In fact, the categories of [Database], [Stolen], and [Free] SQLOS memory can be tracked at SQLOS node level, too. Pretty nice balance on nodes 000 and 001.
Extracted from the SQL Server errorlog, here are the 16 OOMs from that night.
So here's the summary of the story: 16 OOMs occurred in one night. The instance hadn't reached [Target Server Memory], and there doesn't seem to be a good reason for [Total Server Memory] to *not* have grown rather than incur an OOM. There was over 50GB of FZPL per vNUMA node, for goodness sake! Memory use seems to have been quite evenly divided between the vNUMA nodes.

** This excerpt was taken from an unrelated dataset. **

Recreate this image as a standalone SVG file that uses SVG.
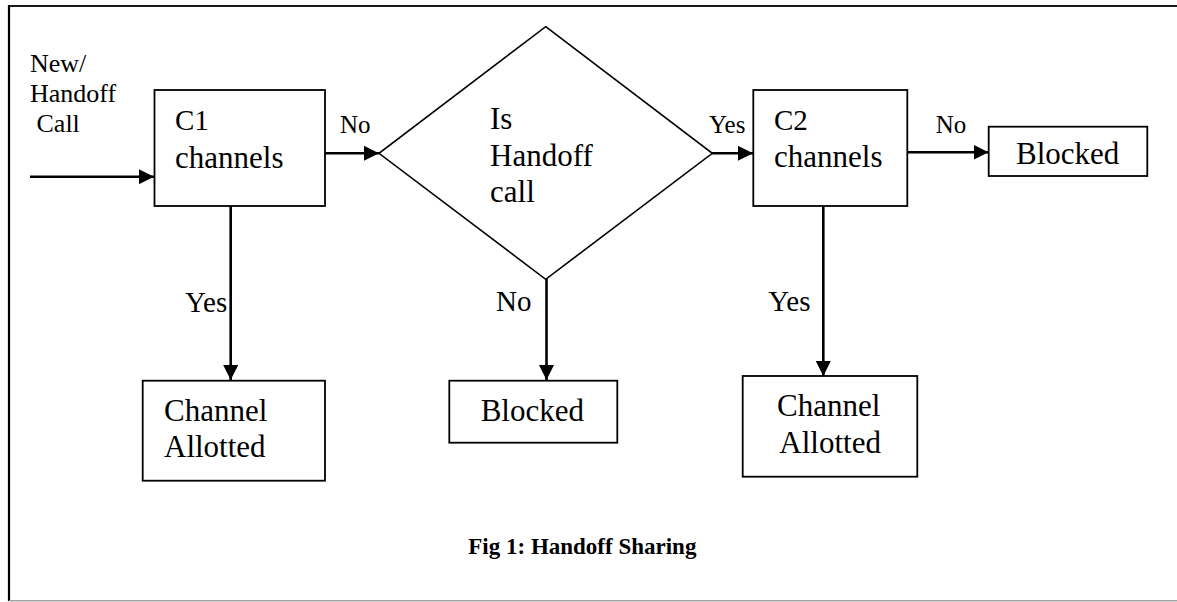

For the last two OOMs, at 4:15 am and 4:23 am, there was even a large amount of [Free] SQLOS memory within [Total Server Memory]. And there was plenty of [Free] SQLOS memory on either of the two SQLOS nodes!! The possibility of SQLOS [Total] memory growth at the time of any of the 16 OOMs, and the additional presence of significant SQLOS [Free] memory on either SQLOS node during the last 2 OOMs fully convinces me that this is a bug. (Well, that and not having seen this type of behavior in any of the SQL Server 2016 or 2019 versions I've worked with.)
When the dust clears from this, I think a bug similar to this one from SQL Server 2017 cu10 will be found. I am upset at myself that in 5 months of staring down *this* behavior, I haven't been able to marshal the resources to get *this* bug properly identified so it can be corrected.
FIX: Out of memory error occurs even when there are many free pages in SQL Server
The fix referenced above, kb4347088, is found in SQL Server 2017 cu10 and SQL Server 2016 sp2 cu3. The problem described in this blog post shares some similarities, and has been observed on SQL Server 2017 cu17, cu18, and cu19. As of 2020 April 16 this bug has not been identified and there is no fix imagined or planned.